The Oregonian came out this morning for a repeal of "don’t ask don’t tell," calling for the full and open ability for gays and lesbians to serve in the military. Noting that acceptance of gays in the military is now at 75%, they are asking what is taking so long. I have only one question for the Oregonian: what took you so long?
In 1995, I was elected to the Portland School Board. Two months later, the Board passed my proposal to ban military recruiters from PPS schools because of "don’t ask, don’t tell." The action had nothing to do with personal sentiments about war or the military – it would not have been my place to tell students what politics to adopt. It was, strictly speaking, a matter of barring an employer that discriminated from using our District to further its discriminatory hiring practices. Our Board believed that if you want to hire any of our students, you have to be willing to hire every one of our students who meet the job’s qualifications.
The outcry was immediate – from the Oregonian. Over the next several years, they editorialized no fewer than four times against the ban. They argued that this was federal policy we had no right to resist, even though it clearly was the District’s legal right to bar recruiters (no law suit was ever filed), and I seriously doubt there would have been an outcry had a private sector company that openly discriminated been barred. What the Oregonian never mentioned was that the editorial page editor’s brother was the chief of the Oregon National Guard in those years – a personal if not technical conflict that should have been disclosed. (PPS repealed the ban as to the Guard in 1999 after being presented with evidence that they were openly allowing gays to serve despite don’t ask don’t tell)
The PPS ban lasted eight years. Ultimately, a reactionary "family values" congressman from Louisiana, David Vitter (yes, that David Vitter, now a Senator and apparent user of call girls) attached an amendment to No Child Left Behind that stripped any school district of all its federal funds if they did not let in recruiters. Faced with almost seventy million per year of blackmail, PPS had little choice but to repeal the ban.

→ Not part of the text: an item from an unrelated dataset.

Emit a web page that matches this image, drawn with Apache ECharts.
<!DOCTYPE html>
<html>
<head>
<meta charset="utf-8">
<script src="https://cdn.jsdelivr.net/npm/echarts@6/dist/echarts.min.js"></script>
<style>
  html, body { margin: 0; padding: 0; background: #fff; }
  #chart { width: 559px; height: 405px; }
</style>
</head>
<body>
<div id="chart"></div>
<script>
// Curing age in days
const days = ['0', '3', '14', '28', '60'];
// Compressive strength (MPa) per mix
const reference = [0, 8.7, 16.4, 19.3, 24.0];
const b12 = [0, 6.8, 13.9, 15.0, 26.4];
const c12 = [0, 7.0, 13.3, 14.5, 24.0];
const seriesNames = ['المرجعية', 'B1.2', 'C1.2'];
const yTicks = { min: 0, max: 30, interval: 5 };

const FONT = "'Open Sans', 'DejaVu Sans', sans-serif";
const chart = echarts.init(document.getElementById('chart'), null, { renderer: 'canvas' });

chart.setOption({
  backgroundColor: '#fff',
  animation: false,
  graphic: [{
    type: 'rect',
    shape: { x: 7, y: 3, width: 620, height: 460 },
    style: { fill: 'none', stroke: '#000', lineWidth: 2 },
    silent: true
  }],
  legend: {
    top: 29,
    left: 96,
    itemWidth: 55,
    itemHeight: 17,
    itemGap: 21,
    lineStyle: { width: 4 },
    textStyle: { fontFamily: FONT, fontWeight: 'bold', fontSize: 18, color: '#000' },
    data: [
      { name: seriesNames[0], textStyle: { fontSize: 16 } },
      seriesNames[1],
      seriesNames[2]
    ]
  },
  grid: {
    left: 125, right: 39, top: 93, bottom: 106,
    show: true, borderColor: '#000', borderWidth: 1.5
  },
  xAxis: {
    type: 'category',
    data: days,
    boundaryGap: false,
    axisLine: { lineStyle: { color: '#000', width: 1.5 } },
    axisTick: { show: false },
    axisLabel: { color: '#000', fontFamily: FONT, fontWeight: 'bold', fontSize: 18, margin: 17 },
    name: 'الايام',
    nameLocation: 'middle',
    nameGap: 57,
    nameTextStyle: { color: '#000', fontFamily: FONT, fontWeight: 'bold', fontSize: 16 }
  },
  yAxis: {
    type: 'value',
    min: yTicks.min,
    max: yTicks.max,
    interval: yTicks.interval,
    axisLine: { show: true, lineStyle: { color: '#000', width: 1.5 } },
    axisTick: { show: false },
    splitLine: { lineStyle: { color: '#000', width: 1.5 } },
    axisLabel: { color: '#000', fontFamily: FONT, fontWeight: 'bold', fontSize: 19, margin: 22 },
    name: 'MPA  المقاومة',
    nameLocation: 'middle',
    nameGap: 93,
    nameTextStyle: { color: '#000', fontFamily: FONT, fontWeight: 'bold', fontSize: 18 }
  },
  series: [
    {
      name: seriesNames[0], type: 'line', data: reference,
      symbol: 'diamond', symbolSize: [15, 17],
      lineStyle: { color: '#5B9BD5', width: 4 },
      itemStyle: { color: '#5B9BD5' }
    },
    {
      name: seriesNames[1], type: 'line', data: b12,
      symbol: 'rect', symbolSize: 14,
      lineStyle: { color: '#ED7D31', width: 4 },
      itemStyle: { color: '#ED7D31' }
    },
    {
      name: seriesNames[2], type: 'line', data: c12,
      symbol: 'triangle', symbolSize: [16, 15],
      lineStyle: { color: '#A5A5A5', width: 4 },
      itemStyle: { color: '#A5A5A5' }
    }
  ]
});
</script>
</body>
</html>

I never fooled myself that there was much chance the ban was going to change military policy, but I did feel it was our important statement to our gay students that we supported them. Now the Oregonian, belatedly agrees. Why? For no more compelling reason than that the polls now favor gays in the military. Sorry, but when discrimination is wrong, you don’t wait for the polls. Apparently, the Big O is willing to call for policy changes, but not to support those who want to do anything about immoral policies. And even when they do support change, it isn’t until three out of four people already agree with them. In that, they are like Gilbert & Sullivan’s Duke of Plaza-Toro:
"In enterprise of martial kind, When there was any fighting, He led his regiment from behind (He found it less exciting). But when away his regiment ran, His place was at the fore, O- That celebrated, Cultivated, Underrated Nobleman, The Duke of Plaza-Toro!"
I appreciate that the Oregonian has finally gotten to a position supported by Portlanders a decade and a half ago, but it’s a bit little and it’s a lot late. Thanks for the "leadership," Big O!